Wednesday, February 18, 2015

Recipe: Baklava

On Capital Cooking's Greek Feast episode, we made a delicious Baklava.  I added a twist with Mextaca in the simple syrup.  Enjoy this tasty recipe!


For the baklava:

1 lb. of chopped nuts (almonds, walnuts, or pistachios are best, or use a combination of them)
1 lb of phyllo dough
1 cup of butter, melted
1/3 cup of sugar
1 teaspoon of ground cinnamon
1/3 teaspoon of ground cloves

Lightly grease a 9x13 pan and set the oven to 350°F.
Thaw the phyllo dough according to manufacturer's directions. When thawed, roll out the dough and cut the dough in half so the sheets will fit in the pan. Cover with a damp towel to keep it from drying out.
Process the nuts until in small, even sized pieces. Combine with sugar, cinnamon, and cloves. In a separate bowl, melt the butter in the microwave or over the stove.
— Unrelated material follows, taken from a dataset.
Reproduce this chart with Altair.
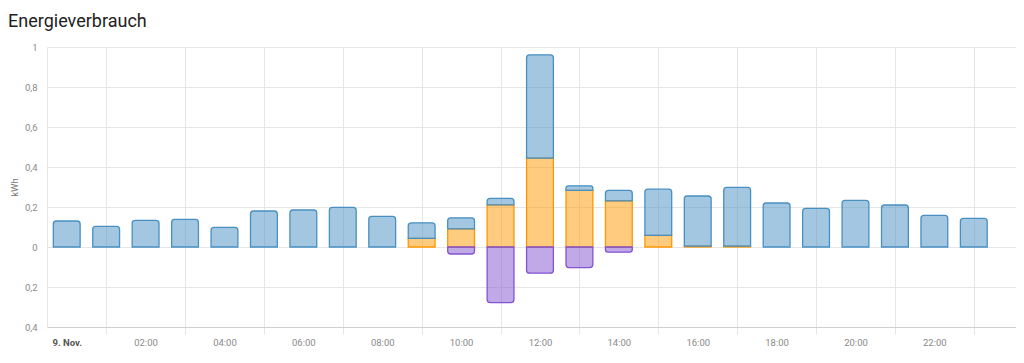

Place a sheet of phyllo dough into the pan. Using a pastry brush, brush the phyllo sheet with melted butter. Repeat 7 more times until it is 8 sheets thick, each sheet being "painted" with the butter. Spoon on a thin layer of the nut mixture. Cover with two more sheets of phyllo, brushing each one with butter. Continue to repeat the nut mixture and two buttered sheets of phyllo until the nut mixture is all used up. The top layer should be 8 phyllo sheets thick, each sheet being individually buttered. 

*Do not worry if the sheets crinkle up a bit, it will just add more texture. 

Cut into 24 equal sized squares using a sharp knife. Bake at 350°F for 30-35 minutes or until lightly golden brown, and edges appear slightly crisp.

For the syrup:
1 cup of water
1 cup of sugar
1/2 cup of honey
1 cinnamon stick
2 tablespoons of Mextaca (Greek Brandy)

While baking, make the syrup. Combine the cinnamon stick, sugar, honey, and water in a saucepan. Bring to a boil, then reduce to medium low heat and let simmer for 7 minutes and slightly thickened. Remove the cinnamon stick and allow to cool. Add in the Mextaca. (optional)

Spoon the cooled syrup over the hot baklava and let cool for at least 4 hours.